Publication information
- Publisher: Marvel Comics
- First appearance: Fantastic Four #54 (September 1966)
- Created by: Stan Lee (writer) Jack Kirby

In-story information
- Team affiliations: Providence
- Abilities: Concussive energy blasts and force fields via Stellar Rod (formerly Evil Eye of Avalon) Superhuman strength and durability via Stone of Power

= Prester John (comics) =

Marvel Comics character

Prester John is a character appearing in American comic books published by Marvel Comics. The character is based loosely on the legendary Christian king Prester John.

Prester John first appeared in Fantastic Four #54 (September 1966). He has mostly appeared as a villain, opposing Thor and Deadpool as well as the Fantastic Four.

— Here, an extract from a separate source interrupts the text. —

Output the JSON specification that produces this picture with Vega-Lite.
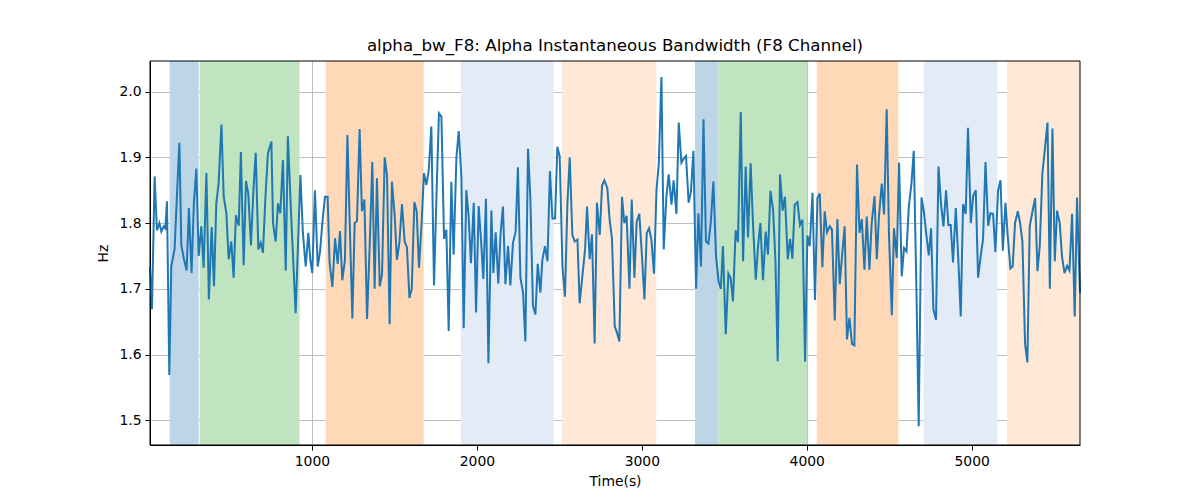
{
  "$schema": "https://vega.github.io/schema/vega-lite/v6.json",
  "autosize": "none",
  "width": 930,
  "height": 384,
  "padding": {"left": 150, "top": 61, "right": 120, "bottom": 55},
  "background": "white",
  "title": {"text": "alpha_bw_F8: Alpha Instantaneous Bandwidth (F8 Channel)", "font": "DejaVu Sans", "fontSize": 16.7, "fontWeight": "normal", "color": "black", "anchor": "middle", "baseline": "alphabetic", "offset": -7},
  "config": {
    "view": {"stroke": null},
    "axis": {"zindex": 1, "grid": true, "gridColor": "#b0b0b0", "gridWidth": 0.8, "tickSize": 5, "tickColor": "black", "domainColor": "black", "labelFont": "DejaVu Sans", "labelFontSize": 13.9, "labelColor": "black", "labelPadding": 4, "titleFont": "DejaVu Sans", "titleFontSize": 13.9, "titleFontWeight": "normal", "titleColor": "black"}
  },
  "datasets": {
    "bands": [
      {"start": 137, "end": 313, "kind": "blue"},
      {"start": 319, "end": 925, "kind": "green"},
      {"start": 1083, "end": 1677, "kind": "orange"},
      {"start": 1902, "end": 2466, "kind": "lightblue"},
      {"start": 2514, "end": 3088, "kind": "lightorange"},
      {"start": 3323, "end": 3465, "kind": "blue"},
      {"start": 3465, "end": 4002, "kind": "green"},
      {"start": 4061, "end": 4556, "kind": "orange"},
      {"start": 4709, "end": 5156, "kind": "lightblue"},
      {"start": 5215, "end": 5657, "kind": "lightorange"}
    ],
    "series": [
      {"time":18,"hz":1.734},{"time":30,"hz":1.669},{"time":46,"hz":1.871},{"time":60,"hz":1.789},{"time":75,"hz":1.80},{"time":87,"hz":1.787},{"time":101,"hz":1.795},{"time":111,"hz":1.792},{"time":121,"hz":1.833},{"time":135,"hz":1.569},{"time":147,"hz":1.734},{"time":167,"hz":1.760},{"time":181,"hz":1.84},{"time":196,"hz":1.922},{"time":208,"hz":1.766},{"time":224,"hz":1.745},{"time":240,"hz":1.728},{"time":254,"hz":1.823},{"time":270,"hz":1.724},{"time":284,"hz":1.83},{"time":299,"hz":1.883},{"time":313,"hz":1.75},{"time":329,"hz":1.795},{"time":343,"hz":1.732},{"time":360,"hz":1.876},{"time":375,"hz":1.684},{"time":392,"hz":1.794},{"time":406,"hz":1.704},{"time":420,"hz":1.83},{"time":434,"hz":1.86},{"time":451,"hz":1.95},{"time":465,"hz":1.84},{"time":481,"hz":1.815},{"time":495,"hz":1.745},{"time":511,"hz":1.772},{"time":525,"hz":1.717},{"time":539,"hz":1.812},{"time":556,"hz":1.796},{"time":569,"hz":1.908},{"time":586,"hz":1.736},{"time":600,"hz":1.864},{"time":614,"hz":1.845},{"time":630,"hz":1.766},{"time":645,"hz":1.85},{"time":659,"hz":1.907},{"time":675,"hz":1.76},{"time":689,"hz":1.77},{"time":703,"hz":1.755},{"time":718,"hz":1.84},{"time":733,"hz":1.906},{"time":754,"hz":1.924},{"time":764,"hz":1.80},{"time":780,"hz":1.772},{"time":794,"hz":1.83},{"time":808,"hz":1.815},{"time":824,"hz":1.896},{"time":841,"hz":1.728},{"time":854,"hz":1.932},{"time":875,"hz":1.805},{"time":901,"hz":1.663},{"time":930,"hz":1.873},{"time":945,"hz":1.785},{"time":962,"hz":1.734},{"time":978,"hz":1.785},{"time":990,"hz":1.744},{"time":1002,"hz":1.724},{"time":1018,"hz":1.85},{"time":1035,"hz":1.734},{"time":1049,"hz":1.757},{"time":1063,"hz":1.80},{"time":1079,"hz":1.84},{"time":1095,"hz":1.84},{"time":1107,"hz":1.739},{"time":1124,"hz":1.703},{"time":1140,"hz":1.777},{"time":1156,"hz":1.738},{"time":1170,"hz":1.788},{"time":1184,"hz":1.713},{"time":1200,"hz":1.744},{"time":1215,"hz":1.934},{"time":1229,"hz":1.80},{"time":1245,"hz":1.655},{"time":1259,"hz":1.80},{"time":1273,"hz":1.803},{"time":1289,"hz":1.943},{"time":1303,"hz":1.818},{"time":1318,"hz":1.836},{"time":1334,"hz":1.654},{"time":1350,"hz":1.765},{"time":1366,"hz":1.893},{"time":1380,"hz":1.70},{"time":1394,"hz":1.868},{"time":1411,"hz":1.704},{"time":1425,"hz":1.722},{"time":1441,"hz":1.90},{"time":1455,"hz":1.873},{"time":1471,"hz":1.646},{"time":1485,"hz":1.863},{"time":1502,"hz":1.81},{"time":1515,"hz":1.744},{"time":1530,"hz":1.77},{"time":1546,"hz":1.829},{"time":1562,"hz":1.772},{"time":1576,"hz":1.763},{"time":1591,"hz":1.686},{"time":1605,"hz":1.70},{"time":1621,"hz":1.832},{"time":1635,"hz":1.818},{"time":1649,"hz":1.732},{"time":1665,"hz":1.80},{"time":1679,"hz":1.876},{"time":1694,"hz":1.858},{"time":1708,"hz":1.88},{"time":1724,"hz":1.947},{"time":1740,"hz":1.705},{"time":1756,"hz":1.85},{"time":1770,"hz":1.967},{"time":1785,"hz":1.962},{"time":1801,"hz":1.776},{"time":1815,"hz":1.79},{"time":1829,"hz":1.636},{"time":1845,"hz":1.863},{"time":1859,"hz":1.752},{"time":1876,"hz":1.90},{"time":1890,"hz":1.94},{"time":1906,"hz":1.87},{"time":1920,"hz":1.64},{"time":1936,"hz":1.85},{"time":1950,"hz":1.81},{"time":1964,"hz":1.739},{"time":1981,"hz":1.831},{"time":1995,"hz":1.664},{"time":2011,"hz":1.826},{"time":2025,"hz":1.775},{"time":2039,"hz":1.715},{"time":2055,"hz":1.837},{"time":2070,"hz":1.587},{"time":2088,"hz":1.819},{"time":2100,"hz":1.724},{"time":2114,"hz":1.786},{"time":2130,"hz":1.708},{"time":2144,"hz":1.785},{"time":2158,"hz":1.825},{"time":2173,"hz":1.707},{"time":2189,"hz":1.765},{"time":2203,"hz":1.705},{"time":2219,"hz":1.77},{"time":2235,"hz":1.787},{"time":2249,"hz":1.885},{"time":2264,"hz":1.717},{"time":2280,"hz":1.694},{"time":2294,"hz":1.62},{"time":2310,"hz":1.913},{"time":2324,"hz":1.84},{"time":2340,"hz":1.674},{"time":2355,"hz":1.661},{"time":2369,"hz":1.738},{"time":2385,"hz":1.694},{"time":2397,"hz":1.744},{"time":2413,"hz":1.765},{"time":2428,"hz":1.742},{"time":2443,"hz":1.879},{"time":2458,"hz":1.807},{"time":2474,"hz":1.807},{"time":2488,"hz":1.916},{"time":2502,"hz":1.902},{"time":2519,"hz":1.734},{"time":2534,"hz":1.688},{"time":2549,"hz":1.83},{"time":2563,"hz":1.90},{"time":2579,"hz":1.782},{"time":2593,"hz":1.772},{"time":2610,"hz":1.775},{"time":2623,"hz":1.678},{"time":2640,"hz":1.72},{"time":2656,"hz":1.76},{"time":2668,"hz":1.825},{"time":2684,"hz":1.745},{"time":2698,"hz":1.783},{"time":2714,"hz":1.617},{"time":2728,"hz":1.831},{"time":2745,"hz":1.782},{"time":2759,"hz":1.857},{"time":2773,"hz":1.865},{"time":2791,"hz":1.853},{"time":2805,"hz":1.805},{"time":2819,"hz":1.777},{"time":2836,"hz":1.643},{"time":2850,"hz":1.633},{"time":2864,"hz":1.62},{"time":2880,"hz":1.84},{"time":2894,"hz":1.80},{"time":2908,"hz":1.811},{"time":2925,"hz":1.70},{"time":2939,"hz":1.836},{"time":2955,"hz":1.717},{"time":2969,"hz":1.802},{"time":2985,"hz":1.814},{"time":3001,"hz":1.75},{"time":3016,"hz":1.684},{"time":3030,"hz":1.785},{"time":3044,"hz":1.792},{"time":3058,"hz":1.775},{"time":3074,"hz":1.723},{"time":3089,"hz":1.85},{"time":3103,"hz":1.89},{"time":3119,"hz":2.022},{"time":3133,"hz":1.76},{"time":3149,"hz":1.84},{"time":3163,"hz":1.874},{"time":3180,"hz":1.828},{"time":3193,"hz":1.865},{"time":3210,"hz":1.814},{"time":3224,"hz":1.953},{"time":3240,"hz":1.892},{"time":3254,"hz":1.898},{"time":3268,"hz":1.902},{"time":3284,"hz":1.831},{"time":3298,"hz":1.848},{"time":3313,"hz":1.91},{"time":3329,"hz":1.70},{"time":3343,"hz":1.815},{"time":3359,"hz":1.734},{"time":3374,"hz":1.958},{"time":3389,"hz":1.772},{"time":3404,"hz":1.769},{"time":3418,"hz":1.80},{"time":3434,"hz":1.863},{"time":3450,"hz":1.75},{"time":3465,"hz":1.712},{"time":3479,"hz":1.70},{"time":3492,"hz":1.765},{"time":3509,"hz":1.631},{"time":3525,"hz":1.723},{"time":3539,"hz":1.716},{"time":3553,"hz":1.681},{"time":3569,"hz":1.789},{"time":3583,"hz":1.771},{"time":3600,"hz":1.969},{"time":3614,"hz":1.742},{"time":3630,"hz":1.886},{"time":3644,"hz":1.778},{"time":3660,"hz":1.891},{"time":3674,"hz":1.80},{"time":3691,"hz":1.714},{"time":3705,"hz":1.765},{"time":3719,"hz":1.80},{"time":3735,"hz":1.713},{"time":3751,"hz":1.787},{"time":3765,"hz":1.752},{"time":3780,"hz":1.849},{"time":3796,"hz":1.82},{"time":3810,"hz":1.745},{"time":3824,"hz":1.59},{"time":3838,"hz":1.874},{"time":3854,"hz":1.819},{"time":3868,"hz":1.84},{"time":3885,"hz":1.745},{"time":3899,"hz":1.776},{"time":3913,"hz":1.746},{"time":3927,"hz":1.828},{"time":3944,"hz":1.832},{"time":3959,"hz":1.797},{"time":3974,"hz":1.805},{"time":3990,"hz":1.589},{"time":4004,"hz":1.781},{"time":4018,"hz":1.765},{"time":4035,"hz":1.846},{"time":4050,"hz":1.683},{"time":4065,"hz":1.838},{"time":4079,"hz":1.845},{"time":4095,"hz":1.733},{"time":4109,"hz":1.818},{"time":4123,"hz":1.786},{"time":4140,"hz":1.795},{"time":4153,"hz":1.79},{"time":4170,"hz":1.652},{"time":4186,"hz":1.806},{"time":4200,"hz":1.707},{"time":4214,"hz":1.75},{"time":4230,"hz":1.795},{"time":4244,"hz":1.623},{"time":4259,"hz":1.656},{"time":4275,"hz":1.616},{"time":4289,"hz":1.614},{"time":4305,"hz":1.889},{"time":4320,"hz":1.785},{"time":4334,"hz":1.806},{"time":4350,"hz":1.729},{"time":4364,"hz":1.81},{"time":4380,"hz":1.729},{"time":4394,"hz":1.80},{"time":4411,"hz":1.841},{"time":4425,"hz":1.745},{"time":4438,"hz":1.81},{"time":4455,"hz":1.86},{"time":4469,"hz":1.813},{"time":4485,"hz":1.973},{"time":4499,"hz":1.78},{"time":4516,"hz":1.66},{"time":4529,"hz":1.792},{"time":4546,"hz":1.747},{"time":4560,"hz":1.892},{"time":4576,"hz":1.719},{"time":4590,"hz":1.762},{"time":4605,"hz":1.757},{"time":4619,"hz":1.825},{"time":4635,"hz":1.86},{"time":4649,"hz":1.91},{"time":4665,"hz":1.70},{"time":4679,"hz":1.491},{"time":4696,"hz":1.839},{"time":4710,"hz":1.818},{"time":4724,"hz":1.785},{"time":4740,"hz":1.751},{"time":4754,"hz":1.792},{"time":4768,"hz":1.669},{"time":4784,"hz":1.653},{"time":4799,"hz":1.886},{"time":4814,"hz":1.83},{"time":4829,"hz":1.795},{"time":4845,"hz":1.85},{"time":4859,"hz":1.797},{"time":4873,"hz":1.797},{"time":4887,"hz":1.74},{"time":4904,"hz":1.823},{"time":4920,"hz":1.74},{"time":4934,"hz":1.658},{"time":4948,"hz":1.829},{"time":4964,"hz":1.814},{"time":4978,"hz":1.945},{"time":4995,"hz":1.80},{"time":5009,"hz":1.841},{"time":5025,"hz":1.85},{"time":5039,"hz":1.717},{"time":5055,"hz":1.75},{"time":5069,"hz":1.775},{"time":5084,"hz":1.893},{"time":5100,"hz":1.796},{"time":5114,"hz":1.815},{"time":5130,"hz":1.814},{"time":5144,"hz":1.756},{"time":5160,"hz":1.849},{"time":5175,"hz":1.865},{"time":5189,"hz":1.758},{"time":5205,"hz":1.831},{"time":5219,"hz":1.78},{"time":5235,"hz":1.731},{"time":5249,"hz":1.734},{"time":5263,"hz":1.80},{"time":5280,"hz":1.818},{"time":5294,"hz":1.80},{"time":5308,"hz":1.771},{"time":5324,"hz":1.616},{"time":5338,"hz":1.588},{"time":5352,"hz":1.795},{"time":5369,"hz":1.818},{"time":5385,"hz":1.838},{"time":5399,"hz":1.727},{"time":5413,"hz":1.765},{"time":5429,"hz":1.876},{"time":5443,"hz":1.91},{"time":5460,"hz":1.953},{"time":5474,"hz":1.70},{"time":5490,"hz":1.944},{"time":5504,"hz":1.742},{"time":5518,"hz":1.819},{"time":5534,"hz":1.80},{"time":5548,"hz":1.749},{"time":5563,"hz":1.724},{"time":5579,"hz":1.735},{"time":5593,"hz":1.728},{"time":5609,"hz":1.814},{"time":5625,"hz":1.658},{"time":5639,"hz":1.839},{"time":5657,"hz":1.694}
    ]
  },
  "layer": [
    {
      "data": {"name": "bands"},
      "mark": {"type": "rect", "opacity": 1},
      "encoding": {
        "x": {"field": "start", "type": "quantitative", "scale": {"domain": [18, 5657], "nice": false, "zero": false},
              "axis": {"values": [1000, 2000, 3000, 4000, 5000], "title": "Time(s)", "titlePadding": 7, "format": "d"}},
        "x2": {"field": "end"},
        "color": {"field": "kind", "type": "nominal", "legend": null,
                  "scale": {"domain": ["blue", "green", "orange", "lightblue", "lightorange"], "range": ["#bcd6e8", "#c0e3c0", "#ffd9b7", "#e3ebf6", "#ffe9d6"]}}
      }
    },
    {
      "data": {"name": "series"},
      "mark": {"type": "line", "color": "#1f77b4", "strokeWidth": 2},
      "encoding": {
        "x": {"field": "time", "type": "quantitative"},
        "y": {"field": "hz", "type": "quantitative", "scale": {"domain": [1.4625, 2.0465], "nice": false, "zero": false},
              "axis": {"values": [1.5, 1.6, 1.7, 1.8, 1.9, 2.0], "format": ".1f", "title": "Hz", "titlePadding": 8}}
      }
    },
    {
      "data": {"values": [{}]},
      "mark": {"type": "rect", "filled": false, "color": "black", "strokeWidth": 1},
      "encoding": {}
    }
  ]
}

==Fictional character biography==
Prester John is a centuries-old explorer who was born in an unnamed kingdom in Eastern Asia, which he once ruled. He has been a priest, king, adventurer, traveler, and explorer. He was an ally of King Richard the Lionheart and served in his court. John wields the Evil Eye of Avalon, a mystic object of power he acquired in the extra-dimensional land of Avalon which can project vast amounts of energy.

The alchemists of Avalon preserve John from the 12th century until the modern era using the Chair of Survival. When he awakes, John meets the Human Torch and Wyatt Wingfoot and witnesses the apparent destruction of the Evil Eye. John is later possessed by an alien power-stone and battles the Thing and Iron Man.

John later time-travels by unknown means back to the 12th century. There, he recovers the Evil Eye, which was reassembled in the present and brought to the past by the Defenders. It is later revealed that John was transported back in time following an encounter with Kang the Conqueror.

John is later allied with the would-be messiah Cable, serving as the "Head of Multi-Religious Studies" for the island nation of Providence.

An alternate universe version of John from Earth-11127 works with the Knights of Wundagore, claiming to be a harbinger of Nul, the Breaker of Worlds.

==Powers and abilities==
Prester John is an athletic man with a gifted intellect, but no superhuman powers. He is an excellent swordsman and is proficient with most known weapons of 12th-century Europe and Asia. He has many years of experience as a priest, a king, a warrior, and an explorer. He wears a special suit of medieval body armor. He is usually armed with a sword and a staff.

Prester John has occasionally wielded the Evil Eye of Avalon, an object of mystical power capable of projecting bolts of concussive force, disintegrating matter, and creating force fields. He has also used the Chair of Survival, a device that preserves him in suspended animation. John once briefly possessed superhuman strength and durability conferred upon him while he was possessed by an alien power-stone, the Stone of Power. Once freed from its influence, his abilities returned to normal.